I’m not a big fan of the Huffington Post, but a slideshow on the top ten college entrepreneurs caught my eye. Normally I avoid slideshows, but number nine in the presentation caught my eye. I had not heard of Fred Smith, founder of FedEx, before, but his story is worth reading about:
Perhaps the most legendary college paper ever was authored by Frederick W. Smith. As an undergraduate at Yale, he wrote a paper outlining a delivery system that would work in a computer-dominated industry. Specifically, Smith postulated that “as society automated, as people began to put computers in banks to cancel checks–rather than clerks–or people began to put sophisticated electronics in airplanes–society and the manufacturers of the automated society were going to need a completely different logistics system” According to folklore, Smith received a C on the paper. But this didn’t dissuade him. After graduating from Yale with a degree in economics, his idea became a reality when, after buying the controlling interest in an aircraft maintenance company, Smith used his $4 million inheritance to found Federal Express. In 1973, the company started offering service to 25 cities, and the mailing service we know and trust today took off. Thirty-eight years later, Smith has received dozens of honors, including 2006 Person of the Year by the French-American Chamber of Commerce and CHIEF EXECUTIVE magazine’s 2004 “CEO of the Year.”, and, as of March 2011, he has an estimated net worth of about $2.1 billion.

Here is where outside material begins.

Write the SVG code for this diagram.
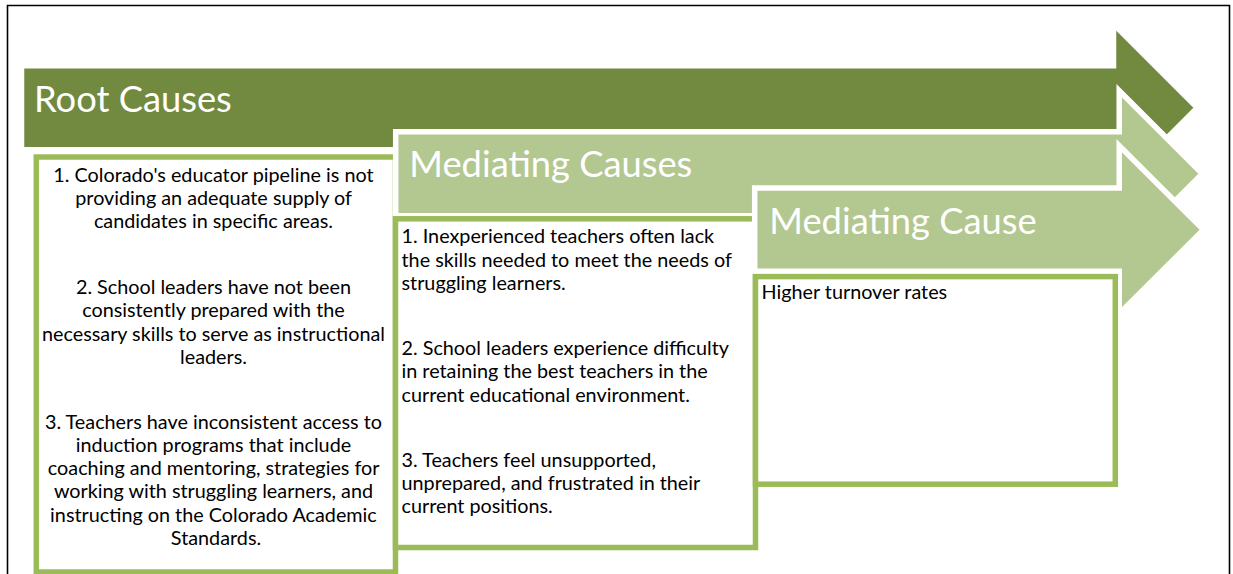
<svg xmlns="http://www.w3.org/2000/svg" width="1233" height="574" viewBox="0 0 1233 574">
<style>
.frame{fill:none;stroke:#000;stroke-width:1.6}
.arrow{stroke:#fff;stroke-width:5.5;stroke-linejoin:miter}
.dark{fill:#728A40}
.light{fill:#B3C791}
.box{fill:#fff;stroke:#9BBB59;stroke-width:5.5}
.head{font-family:Lato,"Liberation Sans",sans-serif;font-size:36.3px;fill:#fff}
.body{font-family:Lato,"Liberation Sans",sans-serif;font-size:19.8px;fill:#000}
.c{text-anchor:middle}
</style>
<path class="frame" d="M7.5,574 V5.5 H1229.5 V574"/>
<g id="root-arrow">
<polygon class="arrow dark" points="21.5,65.8 1113.5,65.8 1113.5,24 1197.3,107.8 1113.5,191.6 1113.5,149.8 21.5,149.8"/>
<text class="head" x="34" y="112">Root Causes</text>
</g>
<g id="root-box">
<rect class="box" x="36.3" y="157" width="359.2" height="415"/>
<text class="body c">
<tspan x="216" y="181.5">1. Colorado's educator pipeline is not</tspan>
<tspan x="216" y="204.8">providing an adequate supply of</tspan>
<tspan x="216" y="228.1">candidates in specific areas.</tspan>
<tspan x="216" y="294">2. School leaders have not been</tspan>
<tspan x="216" y="317.3">consistently prepared with the</tspan>
<tspan x="216" y="340.6">necessary skills to serve as instructional</tspan>
<tspan x="216" y="364">leaders.</tspan>
<tspan x="216" y="428.5">3. Teachers have inconsistent access to</tspan>
<tspan x="216" y="451.8">induction programs that include</tspan>
<tspan x="216" y="475.1">coaching and mentoring, strategies for</tspan>
<tspan x="216" y="498.4">working with struggling learners, and</tspan>
<tspan x="216" y="521.7">instructing on the Colorado Academic</tspan>
<tspan x="216" y="545">Standards.</tspan>
</text>
</g>
<g id="mediating-arrow">
<polygon class="arrow light" points="395.7,131.7 1119.2,131.7 1119.2,90.7 1202.3,173.75 1119.2,256.8 1119.2,215.8 395.7,215.8"/>
<text class="head" x="409.3" y="176.7">Mediating Causes</text>
</g>
<g id="mediating-box">
<rect class="box" x="395.5" y="218.8" width="360" height="328.7"/>
<text class="body">
<tspan x="401.5" y="243.3">1. Inexperienced teachers often lack</tspan>
<tspan x="401.5" y="266.7">the skills needed to meet the needs of</tspan>
<tspan x="401.5" y="290">struggling learners.</tspan>
<tspan x="401.5" y="355">2. School leaders experience difficulty</tspan>
<tspan x="401.5" y="378.3">in retaining the best teachers in the</tspan>
<tspan x="401.5" y="401.7">current educational environment.</tspan>
<tspan x="401.5" y="466.7">3. Teachers feel unsupported,</tspan>
<tspan x="401.5" y="490">unprepared, and frustrated in their</tspan>
<tspan x="401.5" y="513.3">current positions.</tspan>
</text>
</g>
<g id="mediating-cause-arrow">
<polygon class="arrow light" points="754.7,188 1119.2,188 1119.2,145.7 1203.5,229.7 1119.2,313.7 1119.2,271.3 754.7,271.3"/>
<text class="head" x="769.3" y="234">Mediating Cause</text>
</g>
<g id="mediating-cause-box">
<rect class="box" x="755.5" y="276.6" width="359.8" height="207.6"/>
<text class="body" x="761.5" y="299.3">Higher turnover rates</text>
</g>
<g id="connectors"/>
</svg>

College, as we have discussed earlier in light of Alex Chediak’s helpful book, need not be a period of life characterized by laziness, boredom, time-wasting, and anemia of the spirit. There are few environments more potentially stimulating than a college, which is after all little more than one big salon (in the Enlightenment sense, not the hair-styling sense) where big ideas are discussed, creativity can flourish, and connections to other bright minds abound.
As a college professor, I’m excited by the testimonies provided by this HuffPo slideshow. Boyce College students, what do you think–how can you unleash your sense of gospel entrepreneurship, of working creatively and ambitiously for God’s glory? Missions, music, preaching, literature, theology–how can you plug in and make the most of your time in college?